• **WORK INSTRUCTIONS**
Copy all of the material word for word, except for the pictures.
** BEGIN **
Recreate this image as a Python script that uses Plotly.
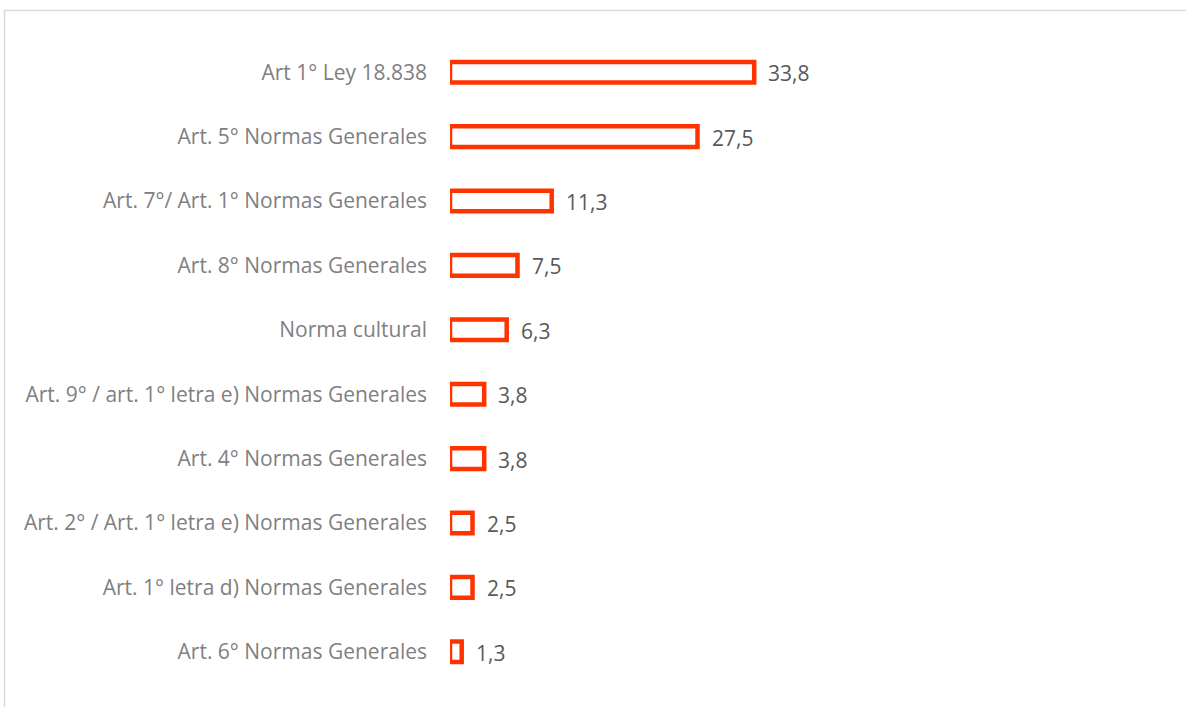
import plotly.graph_objects as go

categories = [
    "Art 1° Ley 18.838",
    "Art. 5° Normas Generales",
    "Art. 7°/ Art. 1° Normas Generales",
    "Art. 8° Normas Generales",
    "Norma cultural",
    "Art. 9° / art. 1° letra e) Normas Generales",
    "Art. 4° Normas Generales",
    "Art. 2° / Art. 1° letra e) Normas Generales",
    "Art. 1° letra d) Normas Generales",
    "Art. 6° Normas Generales",
]
values = [33.8, 27.5, 11.3, 7.5, 6.3, 3.8, 3.8, 2.5, 2.5, 1.3]
value_labels = ["33,8", "27,5", "11,3", "7,5", "6,3", "3,8", "3,8", "2,5", "2,5", "1,3"]

W, H = 1186, 707
ML, MT, MB = 450, 40, 23
XMAX = 40
PW = 360
MR = W - ML - PW
PH = H - MT - MB

FONT = "Open Sans"
BAR_COLOR = "#FF3300"

fig = go.Figure()
fig.add_trace(go.Bar(
    x=values,
    y=categories,
    orientation="h",
    width=0.32,
    marker=dict(color="white", line=dict(color=BAR_COLOR, width=4.5)),
    hoverinfo="skip",
))

for v, c, t in zip(values, categories, value_labels):
    fig.add_annotation(
        x=v, y=c, xref="x", yref="y", text=t, showarrow=False,
        xanchor="left", yanchor="middle", xshift=12, yshift=-1,
        font=dict(family=FONT, size=21, color="#595959"),
    )

# outer chart border (light gray), extending past the page
fig.add_shape(
    type="rect", xref="paper", yref="paper",
    x0=(4.5 - ML) / PW, x1=(W + 10 - ML) / PW,
    y0=-(MB + 10) / PH, y1=1 + (MT - 10.5) / PH,
    line=dict(color="#D9D9D9", width=1.5), fillcolor="rgba(0,0,0,0)",
    layer="below",
)

fig.update_layout(
    width=W, height=H,
    margin=dict(l=ML, r=MR, t=MT, b=MB, pad=0),
    paper_bgcolor="white", plot_bgcolor="white",
    showlegend=False,
    xaxis=dict(range=[0, XMAX], visible=False, fixedrange=True),
    yaxis=dict(
        autorange="reversed", showgrid=False, zeroline=False, showline=False,
        ticks="", ticklabelstandoff=22, fixedrange=True,
        tickfont=dict(family=FONT, size=21, color="#808080"),
    ),
)

fig.write_html(
    "out.html",
    config={"displayModeBar": False},
    post_script="document.body.style.margin='0';document.body.style.padding='0';",
)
** END **
• **THE RESPONSE**
Recreate this image as a Python script that uses Plotly.
import plotly.graph_objects as go

categories = [
    "Art 1° Ley 18.838",
    "Art. 5° Normas Generales",
    "Art. 7°/ Art. 1° Normas Generales",
    "Art. 8° Normas Generales",
    "Norma cultural",
    "Art. 9° / art. 1° letra e) Normas Generales",
    "Art. 4° Normas Generales",
    "Art. 2° / Art. 1° letra e) Normas Generales",
    "Art. 1° letra d) Normas Generales",
    "Art. 6° Normas Generales",
]
values = [33.8, 27.5, 11.3, 7.5, 6.3, 3.8, 3.8, 2.5, 2.5, 1.3]
value_labels = ["33,8", "27,5", "11,3", "7,5", "6,3", "3,8", "3,8", "2,5", "2,5", "1,3"]

W, H = 1186, 707
ML, MT, MB = 450, 40, 23
XMAX = 40
PW = 360
MR = W - ML - PW
PH = H - MT - MB

FONT = "Open Sans"
BAR_COLOR = "#FF3300"

fig = go.Figure()
fig.add_trace(go.Bar(
    x=values,
    y=categories,
    orientation="h",
    width=0.32,
    marker=dict(color="white", line=dict(color=BAR_COLOR, width=4.5)),
    hoverinfo="skip",
))

for v, c, t in zip(values, categories, value_labels):
    fig.add_annotation(
        x=v, y=c, xref="x", yref="y", text=t, showarrow=False,
        xanchor="left", yanchor="middle", xshift=12, yshift=-1,
        font=dict(family=FONT, size=21, color="#595959"),
    )

# outer chart border (light gray), extending past the page
fig.add_shape(
    type="rect", xref="paper", yref="paper",
    x0=(4.5 - ML) / PW, x1=(W + 10 - ML) / PW,
    y0=-(MB + 10) / PH, y1=1 + (MT - 10.5) / PH,
    line=dict(color="#D9D9D9", width=1.5), fillcolor="rgba(0,0,0,0)",
    layer="below",
)

fig.update_layout(
    width=W, height=H,
    margin=dict(l=ML, r=MR, t=MT, b=MB, pad=0),
    paper_bgcolor="white", plot_bgcolor="white",
    showlegend=False,
    xaxis=dict(range=[0, XMAX], visible=False, fixedrange=True),
    yaxis=dict(
        autorange="reversed", showgrid=False, zeroline=False, showline=False,
        ticks="", ticklabelstandoff=22, fixedrange=True,
        tickfont=dict(family=FONT, size=21, color="#808080"),
    ),
)

fig.write_html(
    "out.html",
    config={"displayModeBar": False},
    post_script="document.body.style.margin='0';document.body.style.padding='0';",
)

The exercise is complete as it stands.